Transnational Infrastructures of Resistance: From Empire to Occupation
The project directly speaks to (and against) the Geography discipline by unsettling the idea of infrastructure from our normative understanding.
25 May 2021
The project directly speaks to (and against) the Geography discipline by unsettling the idea of infrastructure from our normative understanding. By doing so, it project aims to critically analyse what kind of infrastructure is required for resistance in urban spaces. Recent resistance movements across the globe highlight spatial occupation as an important praxis to exert rights. Here occupation becomes essential for two reasons. Firstly, in urban areas, spatial occupation heightens the visibility of a movement by extending the right to resist for broader political imagination.
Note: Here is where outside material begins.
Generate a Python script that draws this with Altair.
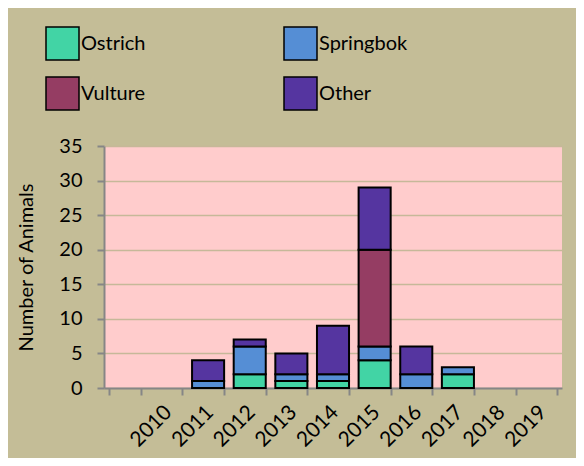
import altair as alt
import pandas as pd

years = ["2010", "2011", "2012", "2013", "2014", "2015", "2016", "2017", "2018", "2019"]
species = ["Ostrich", "Springbok", "Vulture", "Other"]
ostrich = [0, 0, 2, 1, 1, 4, 0, 2, 0, 0]
springbok = [0, 1, 4, 1, 1, 2, 2, 1, 0, 0]
vulture = [0, 0, 0, 0, 0, 14, 0, 0, 0, 0]
other = [0, 3, 1, 3, 7, 9, 4, 0, 0, 0]
colors = ["#42D4A5", "#558ED5", "#953D63", "#5535A0"]

rows = []
for idx, (name, vals) in enumerate(zip(species, [ostrich, springbok, vulture, other])):
    for y, v in zip(years, vals):
        if v > 0:
            rows.append({"year": y, "species": name, "count": v, "idx": idx})
df = pd.DataFrame(rows)

FONT = "Lato"

chart = alt.Chart(df).mark_bar(stroke="black", strokeWidth=2).encode(
    x=alt.X(
        "year:N",
        scale=alt.Scale(domain=[""] + years, paddingInner=0.23, paddingOuter=0.115),
        axis=alt.Axis(
            title=None,
            labelAngle=-45,
            labelAlign="right",
            labelBaseline="top",
            labelPadding=6,
            labelOffset=-6,
            tickBand="extent",
            tickSize=7,
            tickColor="#868686",
            tickWidth=2,
            domainColor="#868686",
            domainWidth=2,
            labelFontSize=21,
            labelFont=FONT,
            labelColor="black",
            grid=False,
        ),
    ),
    y=alt.Y(
        "count:Q",
        stack="zero",
        scale=alt.Scale(domain=[0, 35], nice=False),
        axis=alt.Axis(
            title="Number of Animals",
            values=[0, 5, 10, 15, 20, 25, 30, 35],
            titleFont=FONT,
            titleFontSize=20,
            titleFontWeight="normal",
            titleColor="black",
            titleX=-78,
            titleY=121,
            titleAngle=270,
            titleAlign="center",
            titleBaseline="middle",
            labelFont=FONT,
            labelFontSize=20,
            labelColor="black",
            labelPadding=15,
            tickSize=7,
            tickColor="#868686",
            tickWidth=2,
            domainColor="#868686",
            domainWidth=2,
            grid=True,
            gridColor="#C6B899",
            gridWidth=1.5,
        ),
    ),
    color=alt.Color(
        "species:N",
        scale=alt.Scale(domain=species, range=colors),
        legend=alt.Legend(
            title=None,
            orient="none",
            legendX=-59,
            legendY=-120,
            direction="horizontal",
            columns=2,
            columnPadding=135,
            rowPadding=11,
            symbolType="square",
            symbolSize=1089,
            symbolStrokeColor="black",
            symbolStrokeWidth=1.5,
            symbolOpacity=1,
            labelFont=FONT,
            labelFontSize=20,
            labelColor="black",
            labelOffset=1,
            padding=0,
        ),
    ),
    order=alt.Order("idx:Q", sort="ascending"),
).properties(
    width=458,
    height=242,
    background="#C4BD97",
    padding={"left": 96, "top": 138, "right": 14, "bottom": 70},
    autosize=alt.AutoSizeParams(type="none"),
).configure_view(
    fill="#FFCCCC",
    stroke=None,
)

chart.save("out.html", embed_options={"renderer": "svg", "actions": False})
Secondly, spatial occupations also counter the dominant spatial logics of hegemonic appropriation of power. Building on this, the project aims to analyse what kind of infrastructure was developed for the spatial occupation in recent protest movements in India. To do so, the project focuses on Anti-CAA protest and Framer’s protest in India. The collective will conduct ethnographic interviews in India and London.
The interviews in India will be focused on farmer leaders, student groups and community members. The collective will also conduct 10 interviews in London, particularly with groups who were engaged in protest movements in London. London interview will involve the diasporic Punjabi community and South Asia Solidarity Network members.
As an outcome, the project will develop a website on ‘Infrastructure of Resistance’ which will archive the knowledge that will be generated from the project and will act as a knowledge repository for scholars and activists interested in resistance movements, solidarity networks and similar thematic areas. The project also aims to produce 5-part vernacular podcast series as part of Confronting Caste podcast series that is currently hosted by King’s India Institute.
- Team
Collective for Critical South Asia Praxis which includes Dr Ufaque Paiker (Ashoka University, India); Dr Raktim Ray (UCL), Dr Srilata Sircar (Kings College, London)
- Funder
Antipode Foundation Grant Right to Discipline
£10,000 Duration: 1 year; DPU, UCL will be the host institution.